It is a well-known fact that drinking and driving is the number one killer of teenagers in the nation. Cell phone usage while driving is running a close second, but drinking and driving is still the number one cause. It is very important that you talk to your teenager about the dangers of drinking when driving. While it may be hard to talk to your teen, it is important that you do so for not only their safety, but the safety of others on the road with them.
Read on below for some tips for having this difficult conversation with your teen driver.
Higher Insurance Rates
While not the worst thing that can happen from drinking and driving, higher insurance rates and a suspended license is certainly an expensive one. Make sure to stress the fact that the teen’s insurance rates will skyrocket and that they will lose their license for a certain amount of time, not to mention the fact that they will be spending the night in a cell as well. If you look at SR22 quotes online, you can see how insurance policies for at-risk drivers include higher rates and more restrictions.
Share the Facts and Statistics
Don’t sugar coat the facts. Let your teen know the statistics on deaths that are related to drinking and getting behind the wheel. If you need to pull up images of accidents online and show them to your teen driver, then do so. The shock value will be significant, and it just might save your teen’s life in the future.
Set Clear, Ironclad Rules
There can be no being wishy-washiness when it comes to talking to your teen about the dangers of drinking and then driving home or anywhere else. Set rules that are clear and will not change no matter what. Not only should you stress the dangers of driving while drunk, but stress the dangers of getting into a car with someone that has had even one drink. If you find out that your child is doing either one, put your foot down, ground them, and take their keys as well.
Create a Code
Many teens don’t call their parents to come get them from parties when they have been drinking because they are too embarrassed to do so in front of their friends. If you set up a code word or phrase to use, then they are more likely to call you. Make sure that your teen knows that nothing will be said or done to them if they call you to come pick them up, no matter what time it is. Ensuring your teen driver that calling you is an option and will not result in punishment will go a long way towards keeping them safe.

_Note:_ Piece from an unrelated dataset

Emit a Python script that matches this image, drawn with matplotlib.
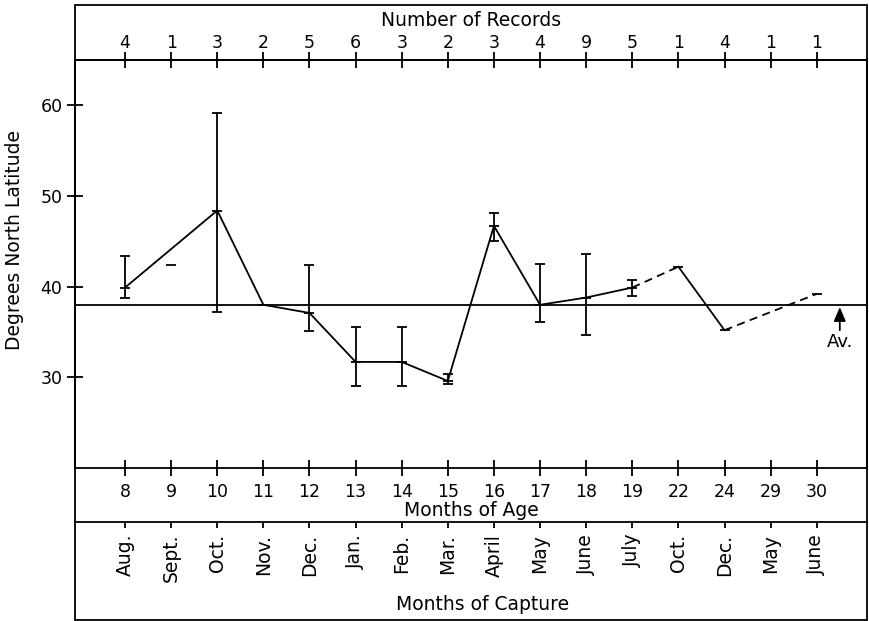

Stress the Possibility of Death
There are very few teens out there who don’t think they are invincible. The “it can’t happen to me” mentality is common in teenagers. Talk realistically and frankly with your teen about the possibility of him or his friends dying in a drunk driving accident.
These are just a few tips to help you talk to your teen about drinking and driving. From higher insurance rates to the possibility of losing their lives, stress the importance of your kid’s safety for your own peace of mind.